Paris et le désert français
Paris et l’Île-de-France, à vrai dire le Château de Versailles, n’a pas de mal à attirer les mécènes. Si vous avez visité le château ces dernières années, vous aurez été frappés par cette grille dorée qui empêche l’accès à la Cour de marbre, en plus pur style Disneyland : cette grille entièrement neuve a été financée par le mécénat. On a donc préféré dépenser l’argent public (celui de la niche fiscale) pour reconstituer un monument disparu, mais bien situé, plutôt que mille monuments parfaitement authentiques, mais qui ont le tort d’être situés dans des lieux où l’honnête homme ne s’aventure pas – la province, la campagne, les confins sauvages de la grande ville. Il y a déjà un scandale français dans la très inégale répartition des subventions d’État sur le territoire : le mécénat et le financement public indirect qui l’accompagnent ne font qu’aggraver le déséquilibre dont l’État est coupable. Les entreprises de province ne sont pas plus avares que les autres, mais la puissance économique est ailleurs, et les grands mots de la communication institutionnelle ne résistent pas à la distance.
Avis de recherche – Le Ministère de la Culture a disparu
Où est, en échange, la gratitude des institutions culturelles face à leurs vrais financeurs ? Il ne suffit pas de glisser dans un coin du site web la liste platement administrative de leurs « partenaires institutionnels » pour dissiper l’impression pénible qui s’en dégage : face aux cerises sur le gâteau du mécénat, le financement public et la lourde responsabilité qu’ils imposent à ceux qui le reçoivent passent au second plan. Et la puissance publique dans tout ça ? La culture n’est pas la plus coûteuse des politiques publiques, mais la faiblesse de l’autorité chargée de contrôler et d’organiser cette politique est préoccupante.

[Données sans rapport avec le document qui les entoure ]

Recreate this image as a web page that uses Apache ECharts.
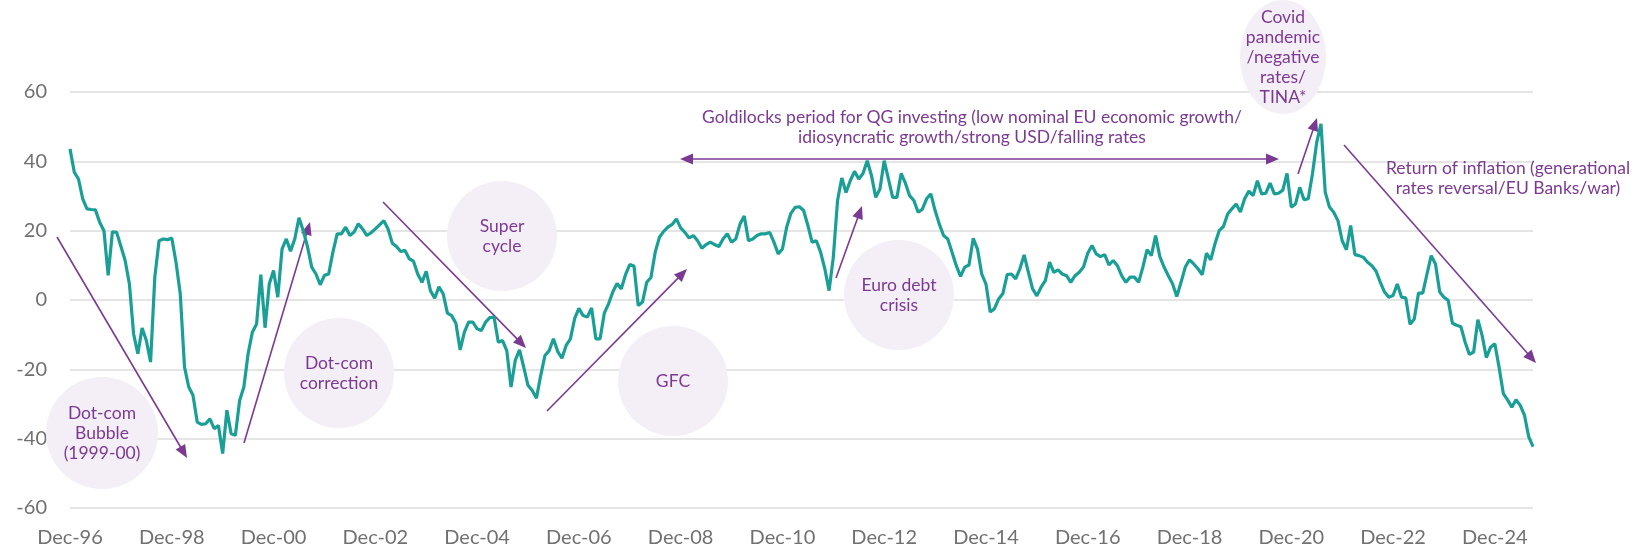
<!DOCTYPE html>
<html><head><meta charset="utf-8">
<script src="https://cdn.jsdelivr.net/npm/echarts@6/dist/echarts.min.js"></script>
<style>html,body{margin:0;padding:0;background:#fff}#c{width:1638px;height:550px}</style>
</head><body><div id="c"></div>
<script>
// ---- DATA ----
const startYear = 1996;          // first point: Dec-96
const startMonth = 11;           // 0 = Jan
const monthNames = ['Jan','Feb','Mar','Apr','May','Jun','Jul','Aug','Sep','Oct','Nov','Dec'];
const values = [
  43.6, 36.9, 34.9, 29.2, 26.3, 26.1, 26.0, 22.4, 20.0, 7.1, 19.7, 19.5,
  15.5, 11.4, 4.7, -9.8, -15.5, -8.1, -11.7, -17.9, 6.6, 17.1, 17.6, 17.4,
  17.9, 10.9, 1.8, -19.3, -25.1, -27.5, -35.2, -35.9, -35.7, -34.3, -37.1, -36.2,
  -44.3, -31.8, -38.6, -39.0, -29.0, -25.1, -15.5, -9.3, -6.9, 7.3, -8.0, 4.7,
  8.5, 0.8, 14.7, 17.6, 14.1, 17.6, 23.7, 20.0, 15.4, 9.5, 7.5, 4.4,
  7.1, 7.5, 13.8, 19.1, 19.1, 21.0, 18.6, 19.6, 22.0, 20.5, 18.6, 19.4,
  20.5, 21.7, 22.9, 20.5, 16.4, 15.4, 14.0, 14.3, 11.9, 11.2, 7.5, 5.1,
  8.3, 2.7, 0.5, 3.8, 1.8, -3.8, -4.5, -6.7, -14.4, -9.3, -6.4, -6.4,
  -8.3, -8.8, -6.4, -5.1, -4.9, -12.2, -11.7, -14.6, -25.1, -17.4, -14.4, -19.4,
  -24.6, -26.1, -28.3, -21.8, -16.0, -14.6, -11.2, -14.8, -16.8, -13.1, -11.2, -5.4,
  -2.4, -4.5, -4.9, -2.3, -11.2, -11.2, -3.8, -1.1, 2.3, 4.8, 3.2, 7.3,
  10.2, 9.8, -1.6, -0.6, 5.1, 6.5, 13.8, 18.1, 19.8, 21.0, 21.8, 23.4,
  20.8, 19.5, 17.9, 18.6, 17.1, 14.9, 16.0, 16.7, 16.0, 15.4, 17.6, 19.1,
  16.7, 17.6, 21.9, 24.2, 17.1, 17.6, 18.6, 19.1, 19.1, 19.5, 16.7, 13.3,
  14.7, 21.0, 25.0, 26.7, 26.9, 25.8, 21.5, 16.7, 17.1, 13.8, 9.0, 2.7,
  12.3, 28.7, 35.2, 31.0, 34.4, 37.1, 34.9, 36.5, 40.2, 35.9, 29.6, 32.0,
  40.2, 34.9, 29.6, 29.6, 36.5, 33.7, 30.1, 28.7, 25.3, 26.2, 29.2, 30.6,
  25.8, 21.9, 18.6, 17.6, 13.8, 9.9, 6.8, 9.5, 10.1, 17.8, 14.7, 7.5,
  4.6, -3.5, -2.5, 0.3, 1.9, 7.3, 7.5, 6.1, 9.0, 13.0, 8.0, 3.2,
  1.2, 3.7, 5.6, 10.9, 8.0, 8.7, 7.5, 7.0, 5.1, 7.0, 8.0, 9.5,
  13.5, 15.7, 13.3, 12.5, 13.1, 10.1, 11.4, 9.9, 7.0, 5.1, 6.6, 6.6,
  5.1, 9.5, 14.5, 12.8, 18.6, 12.5, 9.5, 7.0, 4.7, 1.0, 5.1, 9.5,
  11.6, 10.4, 9.0, 7.3, 13.5, 11.6, 16.2, 20.0, 21.2, 24.8, 26.3, 27.7,
  25.4, 29.2, 31.4, 30.1, 34.4, 30.6, 30.8, 33.7, 30.6, 30.8, 31.7, 36.5,
  26.8, 27.7, 32.5, 28.9, 29.2, 36.4, 45.5, 50.8, 31.1, 26.8, 25.3, 22.9,
  17.1, 14.5, 21.5, 13.1, 12.8, 12.3, 10.9, 9.9, 8.3, 5.1, 2.3, 0.8,
  1.3, 4.6, 0.8, 0.6, -7.0, -5.5, 2.0, 2.0, 7.5, 12.8, 10.4, 2.3,
  0.8, -0.1, -6.7, -7.3, -7.7, -12.2, -15.7, -15.0, -5.7, -10.2, -16.6, -13.6,
  -12.6, -19.4, -27.0, -28.8, -30.9, -28.8, -30.4, -33.3, -39.5, -42.3
];
const categories = values.map((_, i) => {
  const k = startMonth + i;
  const y = (startYear + Math.floor(k / 12)) % 100;
  return monthNames[k % 12] + '-' + String(y).padStart(2, '0');
});
const tickLabels = ['Dec-96','Dec-98','Dec-00','Dec-02','Dec-04','Dec-06','Dec-08','Dec-10',
                    'Dec-12','Dec-14','Dec-16','Dec-18','Dec-20','Dec-22','Dec-24'];
const yMin = -60, yMax = 60, yStep = 20;

// ---- ANNOTATIONS ----
const PURPLE = '#7b3a92';
const CIRCLE_FILL = '#f4eff6';
const FONT = '17.5px Lato, "Noto Sans", sans-serif';
const bubbles = [
  { cx: 102, cy: 433, rx: 56, ry: 56, text: 'Dot-com\nBubble\n(1999-00)' },
  { cx: 339, cy: 373, rx: 55, ry: 55, text: 'Dot-com\ncorrection' },
  { cx: 502, cy: 236, rx: 55, ry: 55, text: 'Super\ncycle' },
  { cx: 673, cy: 381, rx: 55, ry: 55, text: 'GFC' },
  { cx: 899, cy: 295, rx: 55, ry: 55, text: 'Euro debt\ncrisis' },
  { cx: 1283, cy: 57, rx: 43, ry: 57, text: 'Covid\npandemic\n/negative\nrates/\nTINA*' }
];
const arrows = [
  { x1: 57, y1: 237, x2: 187, y2: 458 },
  { x1: 244, y1: 443, x2: 310, y2: 222 },
  { x1: 383, y1: 202, x2: 526, y2: 348 },
  { x1: 547, y1: 411, x2: 687, y2: 269 },
  { x1: 836, y1: 278, x2: 862, y2: 206 },
  { x1: 1298, y1: 174, x2: 1317, y2: 118 },
  { x1: 1344, y1: 145, x2: 1536, y2: 363 },
  { x1: 680, y1: 159, x2: 1279, y2: 159, both: true }
];
const notes = [
  { x: 972, y: 127, text: 'Goldilocks period for QG investing (low nominal EU economic growth/\nidiosyncratic growth/strong USD/falling rates' },
  { x: 1508, y: 178, text: 'Return of inflation (generational\nrates reversal/EU Banks/war)' }
];

const HL = 13, HW = 5.5;
function head(x, y, a) {
  const bx = x - HL * Math.cos(a), by = y - HL * Math.sin(a);
  return { type: 'polygon', z: 1, shape: { points: [[x, y], [bx + HW * Math.sin(a), by - HW * Math.cos(a)], [bx - HW * Math.sin(a), by + HW * Math.cos(a)]] },
           style: { fill: PURPLE } };
}
const gfx = [];
bubbles.forEach(b => {
  gfx.push({ type: 'ellipse', z: 1, shape: { cx: b.cx, cy: b.cy, rx: b.rx, ry: b.ry }, style: { fill: CIRCLE_FILL } });
  gfx.push({ type: 'text', z: 1, x: b.cx, y: b.cy, style: { text: b.text, font: FONT, fill: PURPLE, align: 'center', verticalAlign: 'middle', lineHeight: 20 } });
});
arrows.forEach(r => {
  const a = Math.atan2(r.y2 - r.y1, r.x2 - r.x1);
  let sx = r.x1, sy = r.y1;
  if (r.both) { sx = r.x1 + (HL - 2) * Math.cos(a); sy = r.y1 + (HL - 2) * Math.sin(a); gfx.push(head(r.x1, r.y1, a + Math.PI)); }
  gfx.push({ type: 'line', z: 1, shape: { x1: sx, y1: sy, x2: r.x2 - (HL - 2) * Math.cos(a), y2: r.y2 - (HL - 2) * Math.sin(a) },
             style: { stroke: PURPLE, lineWidth: 1.6 } });
  gfx.push(head(r.x2, r.y2, a));
});
notes.forEach(n => {
  gfx.push({ type: 'text', z: 1, x: n.x, y: n.y, style: { text: n.text, font: FONT, fill: PURPLE, align: 'center', verticalAlign: 'middle', lineHeight: 20 } });
});

const chart = echarts.init(document.getElementById('c'), null, { renderer: 'canvas' });
chart.setOption({
  animation: false,
  backgroundColor: '#ffffff',
  grid: { left: 70, right: 105, top: 92, bottom: 42, containLabel: false },
  xAxis: {
    type: 'category', data: categories, boundaryGap: false,
    axisLine: { show: false }, axisTick: { show: false }, splitLine: { show: false },
    axisLabel: {
      interval: (idx, val) => tickLabels.indexOf(val) >= 0,
      color: '#707070', fontFamily: 'Lato', fontSize: 20, margin: 20
    }
  },
  yAxis: {
    type: 'value', min: yMin, max: yMax, interval: yStep,
    axisLine: { show: false }, axisTick: { show: false },
    splitLine: { lineStyle: { color: '#dcdcdc', width: 1.5 } },
    axisLabel: { color: '#707070', fontFamily: 'Lato', fontSize: 20, margin: 23 }
  },
  series: [{
    type: 'line', data: values, z: 5, showSymbol: false, smooth: false,
    lineStyle: { color: '#1a9f96', width: 3.2 }
  }],
  graphic: gfx
});
</script></body></html>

Soutenir et glorifier le mécénat, et pour le reste rogner sur les subventions sans rien remettre en cause pour éviter les remous : peu importe le ministre, la politique menée ne change pas. Le mécénat est économiquement inefficace, socialement injuste, centralisé à l’excès, mais c’est l’occasion rêvée d’avoir l’occasion de faire quelque chose sans toucher au budget et sans évoquer le contenu de la politique culturelle. À quoi sert la culture ? Pourquoi pensons-nous, en France, qu’il faut soutenir par de l’argent public la création et la diffusion de la culture ? Quels contenus la culture diffuse-t-elle ? Quel est son apport à la collectivité ? Il serait temps que le Ministère de la Culture s’empare de ces questions et y apporte des réponses allant dans le sens de la justice territoriale et sociale, avec une ambition qui aille au-delà du bouche-trou financier.
Les opinions exprimées dans cet article sont celles de l’auteur et ne reflètent pas nécessairement celles de la rédaction.